EXERCISE OBJECTIVE: Leave out the pictures, and write out exactly the lines from the beginning of the material to the line holding "const COLORS = ['#5B9BD5', '#F7942F', '#A5A5A5'];", that line included, and nothing else.

DATA SECTION:
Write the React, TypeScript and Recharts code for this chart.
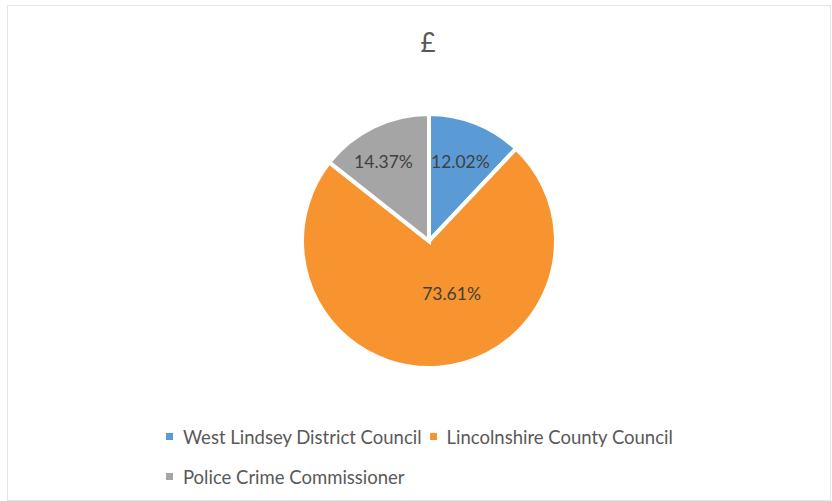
import { PieChart, Pie, Cell, Legend } from 'recharts';

const CATEGORIES = ['West Lindsey District Council', 'Lincolnshire County Council', 'Police Crime Commissioner'];
const SHARES = [12.02, 73.61, 14.37];
const COLORS = ['#5B9BD5', '#F7942F', '#A5A5A5'];

// clockwise angle nudge (deg) and radius factor per label, like Excel's "best fit"
const LABEL_TWEAK = [
  { dAngle: 0, r: 0.67 },
  { dAngle: -19, r: 0.45 },
  { dAngle: -4, r: 0.72 },
];

const data = CATEGORIES.map((name, i) => ({ name, value: SHARES[i] }));

const RAD = Math.PI / 180;
const FONT = 'Lato, "Open Sans", sans-serif';

function renderLabel(props: any) {
  const { cx, cy, midAngle, outerRadius, index, value } = props;
  const t = LABEL_TWEAK[index];
  const ang = midAngle - t.dAngle;
  const r = outerRadius * t.r;
  const x = cx + r * Math.cos(-ang * RAD);
  const y = cy + r * Math.sin(-ang * RAD);
  return (
    <text x={x} y={y} textAnchor="middle" dominantBaseline="central" fill="#404040" fontSize={17.5} fontFamily={FONT}>
      {value.toFixed(2)}%
    </text>
  );
}

function LegendBox() {
  return (
    <div style={{ display: 'flex', flexWrap: 'wrap', width: 600, rowGap: 17, columnGap: 8, fontFamily: FONT, fontSize: 18.5, color: '#595959' }}>
      {CATEGORIES.map((c, i) => (
        <div key={c} style={{ display: 'flex', alignItems: 'center', height: 23 }}>
          <span style={{ width: 7, height: 7, background: COLORS[i], marginRight: 10, display: 'inline-block' }} />
          {c}
        </div>
      ))}
    </div>
  );
}

export default function App() {
  return (
    <div style={{ position: 'absolute', left: 0, top: 0, width: 832, height: 501, background: '#fff' }}>
      <div style={{ position: 'absolute', left: 7, top: 5, width: 822, height: 494, border: '1px solid #e4e4e4' }} />
      <div style={{ position: 'absolute', left: 24, top: 26, width: 808, textAlign: 'center', fontFamily: FONT, fontSize: 26, color: '#595959' }}>
        £
      </div>
      <PieChart width={832} height={501} style={{ position: 'absolute', left: 0, top: 0 }}>
        <Pie
          data={data}
          dataKey="value"
          nameKey="name"
          cx={424}
          cy={236}
          outerRadius={127}
          startAngle={90}
          endAngle={-270}
          stroke="#fff"
          strokeWidth={4}
          label={renderLabel}
          labelLine={false}
          isAnimationActive={false}
        >
          {data.map((_, i) => (
            <Cell key={i} fill={COLORS[i]} />
          ))}
        </Pie>
        <Legend content={<LegendBox />} wrapperStyle={{ left: 166, top: 425, width: 620 }} />
      </PieChart>
    </div>
  );
}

THE ANSWER:
Write the React, TypeScript and Recharts code for this chart.
import { PieChart, Pie, Cell, Legend } from 'recharts';

const CATEGORIES = ['West Lindsey District Council', 'Lincolnshire County Council', 'Police Crime Commissioner'];
const SHARES = [12.02, 73.61, 14.37];
const COLORS = ['#5B9BD5', '#F7942F', '#A5A5A5'];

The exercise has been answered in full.